A main factor that can explain the transition from our waters being an equal commons for everyone, to now something that is exploited by companies whose main objective is money, is the financialisation of the sea.

Standing said:

When you lose a commons it is done through a process: encroachment, neglect, enclosure, privatisation, commodification and financialisation.

This process prioritises the maximum profit from our oceans, which drives the practices that result in the damage we are seeing today. Alongside this comes the demand for technology, which enables companies to catch more of their product. This is having major impacts on the eco-systems that live there.

However, as Guy Standing points out, this is not the only problem with industrial fishing:

Out in the sea there are over 97,000 ships, over 100 tonnes each and growing.

Each decade the noise levels in the sea double and noise in the sea travels thousands of miles and disturbs the migration and breeding patterns of many species out there.

Whilst there is an increase in the size and number of the fishing boats, chronic overfishing is also set to leave the oceans virtually empty in the next 20 years.

According to research by The World Counts, 'The world could run out of seafood as we know it by 2048, leading to severe ecological imbalances, a collapse of global fish stocks, and profound socioeconomic impacts on coastal communities and industries that depend on a healthy marine life.'

The depletion of fish populations already means the quality and size of a catch is lower, which adds more pressure to industrial fishing.

Standing explained:

We have a situation today where despite improvements in technologies and so-called rules, the hourly catch of an industrial fisher is only 6% of what it was a hundred years ago.

Aquaculture in the 1970s meant 4% of all the fish we ate came from fish farms, today it is well over half. By the end of the decade it is likely to be well over two thirds.

Fishing boats in the sea.

Brixham trawlers


So how has this been allowed to continue? Legally, the United Nation Convention on the Law of the Sea (UNCLOS) ‘established that every coastal country had territorial rights [...] for 200 nautical miles from their coast', according to Standing.

Within this, the UK government has to set up a quotas system which establishes a private property right in terms of fish, and gives fishing companies a percentage of the total allowable catch of a certain species.

Guy pointed out:

Today just 13 companies, of 25 companies altogether, own well over two thirds of the total allowable catch around Britain.
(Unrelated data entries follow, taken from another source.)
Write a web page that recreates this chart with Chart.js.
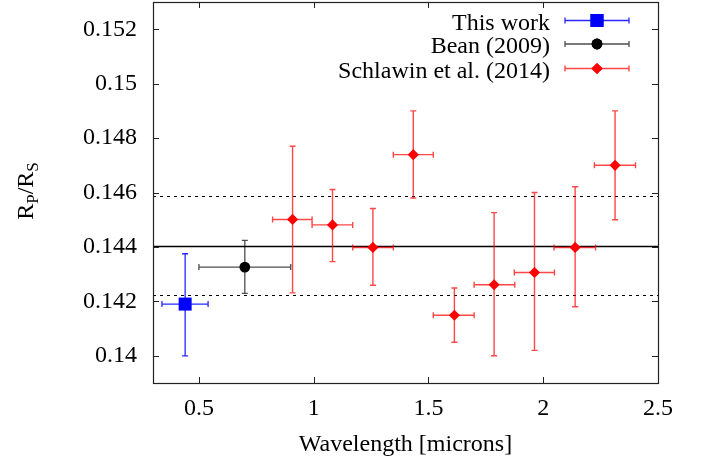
<!DOCTYPE html>
<html>
<head>
<meta charset="utf-8">
<script src="https://cdn.jsdelivr.net/npm/chart.js@4/dist/chart.umd.min.js"></script>
<style>
  html, body { margin: 0; padding: 0; background: #fff; }
  #wrap { width: 710px; height: 459px; position: relative; }
</style>
</head>
<body>
<div id="wrap"><canvas id="c" width="710" height="459"></canvas></div>
<script>
// ---- Data ----
const xTicks = [0.5, 1, 1.5, 2, 2.5];
const yTicks = [0.14, 0.142, 0.144, 0.146, 0.148, 0.15, 0.152];
const yTickLabels = ["0.14", "0.142", "0.144", "0.146", "0.148", "0.15", "0.152"];

const thisWorkX = [0.44];
const thisWorkY = [0.1419];
const thisWorkXLo = [0.339];
const thisWorkXHi = [0.54];
const thisWorkYLo = [0.1400];
const thisWorkYHi = [0.14375];

const beanX = [0.70];
const beanY = [0.14326];
const beanXLo = [0.50];
const beanXHi = [0.90];
const beanYLo = [0.14229];
const beanYHi = [0.14424];

const schlawinX = [0.908, 1.082, 1.258, 1.434, 1.613, 1.786, 1.962, 2.139, 2.313];
const schlawinY = [0.14501, 0.14481, 0.14398, 0.14739, 0.14149, 0.14261, 0.14306, 0.14398, 0.1470];
const schlawinXLo = [0.821, 0.993, 1.170, 1.347, 1.521, 1.699, 1.874, 2.047, 2.223];
const schlawinXHi = [0.993, 1.170, 1.347, 1.521, 1.699, 1.876, 2.049, 2.228, 2.402];
const schlawinYLo = [0.14231, 0.14346, 0.14259, 0.1458, 0.1405, 0.1400, 0.1402, 0.1418, 0.1450];
const schlawinYHi = [0.1477, 0.14611, 0.14541, 0.1490, 0.14249, 0.14526, 0.1460, 0.14621, 0.1490];

const meanLevel = [0.14405];
const sigmaLevels = [0.14223, 0.14587];

const seriesNames = ["This work", "Bean (2009)", "Schlawin et al. (2014)"];

// ---- Build datasets ----
function pts(xs, ys, xlo, xhi, ylo, yhi) {
  return xs.map((x, i) => ({ x: x, y: ys[i], xlo: xlo[i], xhi: xhi[i], ylo: ylo[i], yhi: yhi[i] }));
}

const FONT = "'Liberation Serif', 'DejaVu Serif', serif";
const FS = 24;

const datasets = [
  {
    label: seriesNames[0],
    data: pts(thisWorkX, thisWorkY, thisWorkXLo, thisWorkXHi, thisWorkYLo, thisWorkYHi),
    pointStyle: 'rect', pointRadius: 9.2, backgroundColor: '#0000ff', borderColor: '#0000ff', borderWidth: 0,
    errColor: 'rgba(0,0,255,0.85)', errWidth: 1.3
  },
  {
    label: seriesNames[1],
    data: pts(beanX, beanY, beanXLo, beanXHi, beanYLo, beanYHi),
    pointStyle: 'circle', pointRadius: 5.4, backgroundColor: '#000000', borderColor: '#000000', borderWidth: 0,
    errColor: 'rgba(0,0,0,0.7)', errWidth: 1.3
  },
  {
    label: seriesNames[2],
    data: pts(schlawinX, schlawinY, schlawinXLo, schlawinXHi, schlawinYLo, schlawinYHi),
    pointStyle: 'rectRot', pointRadius: 5.6, backgroundColor: '#ff0000', borderColor: '#ff0000', borderWidth: 0,
    errColor: 'rgba(255,0,0,0.72)', errWidth: 1.4
  }
];

const CAP = 3;

const decorPlugin = {
  id: 'decor',
  beforeDatasetsDraw(chart) {
    const { ctx, chartArea: a, scales: { x, y } } = chart;
    ctx.save();
    ctx.beginPath();
    ctx.rect(a.left, a.top, a.right - a.left, a.bottom - a.top);
    ctx.clip();
    // mean line
    ctx.strokeStyle = '#000';
    ctx.lineWidth = 1.4;
    ctx.setLineDash([]);
    meanLevel.forEach(v => {
      const py = Math.round(y.getPixelForValue(v)) + 0.5;
      ctx.beginPath(); ctx.moveTo(a.left, py); ctx.lineTo(a.right, py); ctx.stroke();
    });
    // sigma dashed lines
    ctx.lineWidth = 1;
    ctx.setLineDash([3, 4]);
    sigmaLevels.forEach(v => {
      const py = Math.round(y.getPixelForValue(v)) + 0.5;
      ctx.beginPath(); ctx.moveTo(a.left, py); ctx.lineTo(a.right, py); ctx.stroke();
    });
    ctx.setLineDash([]);
    // error bars
    chart.data.datasets.forEach(ds => {
      ctx.strokeStyle = ds.errColor;
      ctx.lineWidth = ds.errWidth;
      ds.data.forEach(p => {
        const px = x.getPixelForValue(p.x), py = y.getPixelForValue(p.y);
        const x0 = x.getPixelForValue(p.xlo), x1 = x.getPixelForValue(p.xhi);
        const y0 = y.getPixelForValue(p.ylo), y1 = y.getPixelForValue(p.yhi);
        ctx.beginPath();
        ctx.moveTo(x0, py); ctx.lineTo(x1, py);
        ctx.moveTo(x0, py - CAP); ctx.lineTo(x0, py + CAP);
        ctx.moveTo(x1, py - CAP); ctx.lineTo(x1, py + CAP);
        ctx.moveTo(px, y0); ctx.lineTo(px, y1);
        ctx.moveTo(px - CAP, y0); ctx.lineTo(px + CAP, y0);
        ctx.moveTo(px - CAP, y1); ctx.lineTo(px + CAP, y1);
        ctx.stroke();
      });
    });
    ctx.restore();
  },
  afterDraw(chart) {
    const { ctx, chartArea: a, scales: { x, y } } = chart;
    ctx.save();
    // frame
    ctx.strokeStyle = '#222';
    ctx.lineWidth = 1.2;
    ctx.strokeRect(Math.round(a.left) + 0.5, Math.round(a.top) + 0.5, Math.round(a.right - a.left), Math.round(a.bottom - a.top));
    // inward ticks
    const TL = 6;
    ctx.lineWidth = 1;
    ctx.beginPath();
    xTicks.forEach(v => {
      const px = Math.round(x.getPixelForValue(v)) + 0.5;
      if (px < a.left + 1 || px > a.right - 1) return;
      ctx.moveTo(px, a.bottom); ctx.lineTo(px, a.bottom - TL);
      ctx.moveTo(px, a.top); ctx.lineTo(px, a.top + TL);
    });
    yTicks.forEach(v => {
      const py = Math.round(y.getPixelForValue(v)) + 0.5;
      ctx.moveTo(a.left, py); ctx.lineTo(a.left + TL, py);
      ctx.moveTo(a.right, py); ctx.lineTo(a.right - TL, py);
    });
    ctx.stroke();

    // y axis title R_P/R_S (rotated)
    ctx.fillStyle = '#000';
    ctx.translate(27, 191);
    ctx.rotate(-Math.PI / 2);
    const big = FS + 'px ' + FONT, small = '17px ' + FONT;
    const parts = [['R', big, 0], ['P', small, 5], ['/R', big, 0], ['S', small, 5]];
    let w = 0;
    parts.forEach(pt => { ctx.font = pt[1]; w += ctx.measureText(pt[0]).width; });
    let cx = -w / 2;
    ctx.textBaseline = 'alphabetic';
    ctx.textAlign = 'left';
    parts.forEach(pt => {
      ctx.font = pt[1];
      ctx.fillText(pt[0], cx, 6 + pt[2]);
      cx += ctx.measureText(pt[0]).width;
    });
    ctx.setTransform(1, 0, 0, 1, 0, 0);

    // legend
    const rows = [20.5, 44, 68.5];
    const lx0 = 565, lx1 = 629, lm = 597, textRight = 550;
    chart.data.datasets.forEach((ds, i) => {
      const ry = rows[i];
      ctx.font = FS + 'px ' + FONT;
      ctx.textAlign = 'right';
      ctx.textBaseline = 'alphabetic';
      ctx.fillStyle = '#000';
      ctx.fillText(ds.label, textRight, ry + 9);
      ctx.strokeStyle = ds.errColor;
      ctx.lineWidth = ds.errWidth;
      ctx.beginPath();
      ctx.moveTo(lx0, ry); ctx.lineTo(lx1, ry);
      ctx.moveTo(lx0, ry - CAP); ctx.lineTo(lx0, ry + CAP);
      ctx.moveTo(lx1, ry - CAP); ctx.lineTo(lx1, ry + CAP);
      ctx.stroke();
      ctx.fillStyle = ds.backgroundColor;
      Chart.helpers.drawPoint(ctx, { pointStyle: ds.pointStyle, radius: ds.pointRadius, borderWidth: 0, rotation: 0 }, lm, ry);
      ctx.fill();
    });
    ctx.restore();
  }
};

new Chart(document.getElementById('c'), {
  type: 'scatter',
  data: { datasets: datasets },
  options: {
    responsive: false,
    animation: false,
    devicePixelRatio: 1,
    layout: { autoPadding: false, padding: { top: 2, right: 52, left: 0, bottom: 0 } },
    plugins: { legend: { display: false }, tooltip: { enabled: false } },
    scales: {
      x: {
        type: 'linear', min: 0.3, max: 2.5,
        afterBuildTicks: s => { s.ticks = xTicks.map(v => ({ value: v })); },
        afterFit: s => { s.height = 76; s.paddingLeft = 0; s.paddingRight = 0; },
        grid: { display: false, drawTicks: false },
        border: { display: false },
        ticks: { font: { family: FONT, size: FS }, color: '#000', padding: 11, maxRotation: 0, callback: v => String(v) },
        title: { display: true, text: 'Wavelength [microns]', font: { family: FONT, size: FS }, color: '#000', padding: { top: 0, bottom: 0 } }
      },
      y: {
        type: 'linear', min: 0.139, max: 0.153,
        afterBuildTicks: s => { s.ticks = yTicks.map(v => ({ value: v })); },
        afterFit: s => { s.width = 153; s.paddingTop = 0; s.paddingBottom = 0; },
        grid: { display: false, drawTicks: false },
        border: { display: false },
        ticks: { font: { family: FONT, size: FS }, color: '#000', padding: 16,
          callback: (v) => { const i = yTicks.findIndex(t => Math.abs(t - v) < 1e-9); return i >= 0 ? yTickLabels[i] : ''; } }
      }
    }
  },
  plugins: [decorPlugin]
});
</script>
</body>
</html>
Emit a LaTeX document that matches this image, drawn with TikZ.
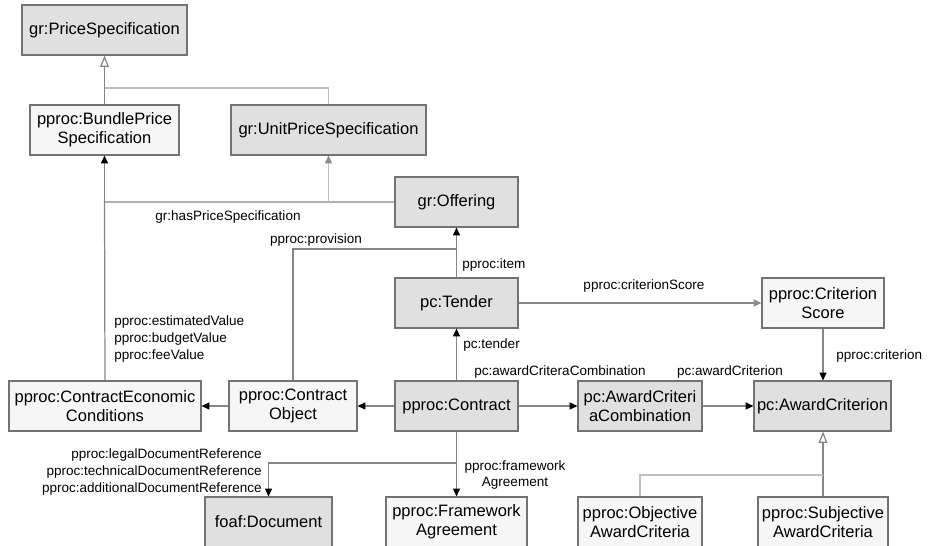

Five have over a third and they are in the Sunday Times rich list, and where there are thousands of small-scale fishermen they have lost out.

The quota system has led to finance coming in, so that the finance facilitates mergers and acquisitions and so the bigger boys get bigger and the smaller people get turned into leaseholders and sharecroppers.

Guy also suggests that government subsidies are having a negative outcome:

Subsidies have led to overfishing, depletion of fish populations and conglomeration.

Every year over $35 billion is given in subsidies to industrial fisheries, and almost all the subsidies go to big corporations and small-scale fishermen hardly get anything at all.

Whilst this may focus on British fishing, similar practices all over the world have meant this is an issue on a global scale.

Standing said:

Margaret Thatcher privatised all of our ports in the 1980s, that is the case for all the 835 major ports in the world.

They were part of our heritage then they became enclosed, privatised and financialised, so three companies own the majority of ports in the world.

The right to equal access to the Blue Commons affects everyone around the world, so what are the first steps when thinking about how to reclaim and protect our commons?

Guy Standing suggests that:

What we need to do today is to realise that we want our commons back, we want them back either in the form that they are a commons or the value of the commons to be spread around all the commoners.

Although reclaiming the commons seems out of reach for us as individuals, together we can incite change from the legal bodies to help protect our seas.

Regulation needs to be enforced that protects our commons and breaks the cycle of a few massive companies exploiting and ruining it for the generations to come.

Reviving and preserving the commons should be at the top of everyone's priority list when thinking about the sea, because without it we all suffer.

The sea is for each and every one of us as commoners, and we must demand it back before it is too late.